Computational Memory

Next-generation architectures are exploring computational memory approaches that bring computation closer to data:

Near-Memory Processing: Placing computational elements adjacent to memory
In-Memory Computing: Performing operations within memory arrays themselves
Analog AI Accelerators: Using resistive RAM and other technologies to compute directly in the memory substrate

Specialized Memory Hierarchies

Future AI accelerators may feature memory hierarchies specifically designed for deep learning workloads:

Larger on-chip scratch pads optimized for tensor operations
Memory compression techniques implemented in hardware
Smart memory controllers that recognize and optimize for common access patterns

Software/Hardware Co-Design

The most promising approaches involve tight integration between software frameworks and hardware:

Autotuning systems that optimize tensor operations for specific memory hierarchies
Domain-specific languages that express computation in memory-efficient ways
Hardware-aware neural architecture search that favors memory-efficient operations

Conclusion

The memory wall represents one of the most significant challenges in scaling AI systems to the next level of capability. As models continue to grow in size and complexity, the efficient movement and management of data will increasingly determine overall system performance—often more so than raw computational capacity.

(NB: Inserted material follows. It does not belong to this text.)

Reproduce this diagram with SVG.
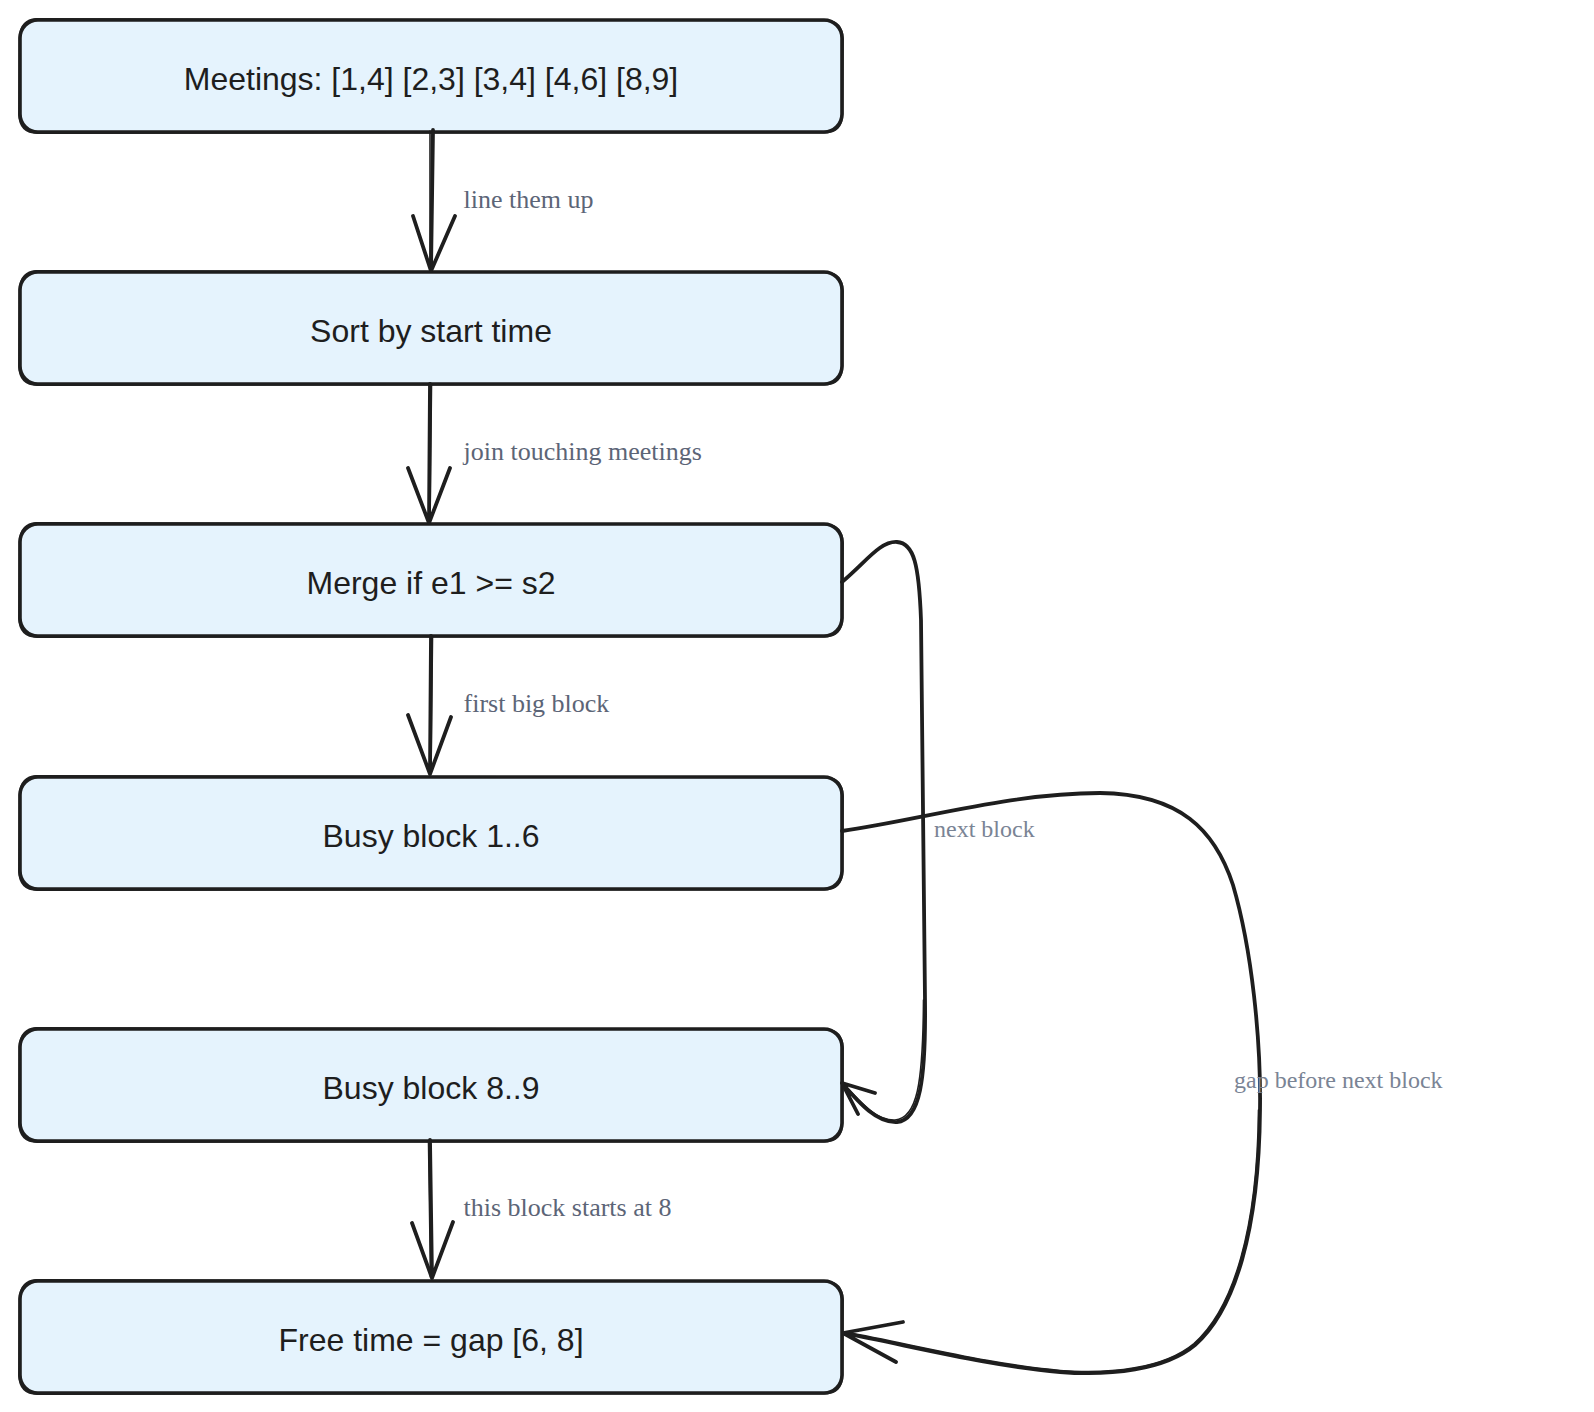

Overcoming this challenge will require innovation at every level of the AI stack:

Hardware architects must develop new memory technologies and more efficient hierarchies
Systems researchers need to create smarter memory management algorithms
Framework developers should continue advancing compiler optimizations like operator fusion
Model designers must consider memory efficiency as a first-class constraint alongside accuracy

For AI practitioners, understanding the memory wall and its implications is becoming essential knowledge. By adopting memory-efficient practices and leveraging the latest optimization techniques, we can continue to push the boundaries of what’s possible with artificial intelligence—breaking through the memory wall rather than being constrained by it.

References

Ivanov, A., Dryden, N., et al. (2021). “Data Movement Is All You Need: A Case Study on Optimizing Transformers.”
Jia, Z., Tillman, B., et al. (2019). “Dissecting the Graphcore IPU Architecture via Microbenchmarking.”
Choquette, J., Gandhi, W., et al. (2021). “NVIDIA A100 Tensor Core GPU: Performance and Innovation.”
Dao, T., Fu, D.Y., et al. (2022). “FlashAttention: Fast and Memory-Efficient Exact Attention with IO-Awareness.”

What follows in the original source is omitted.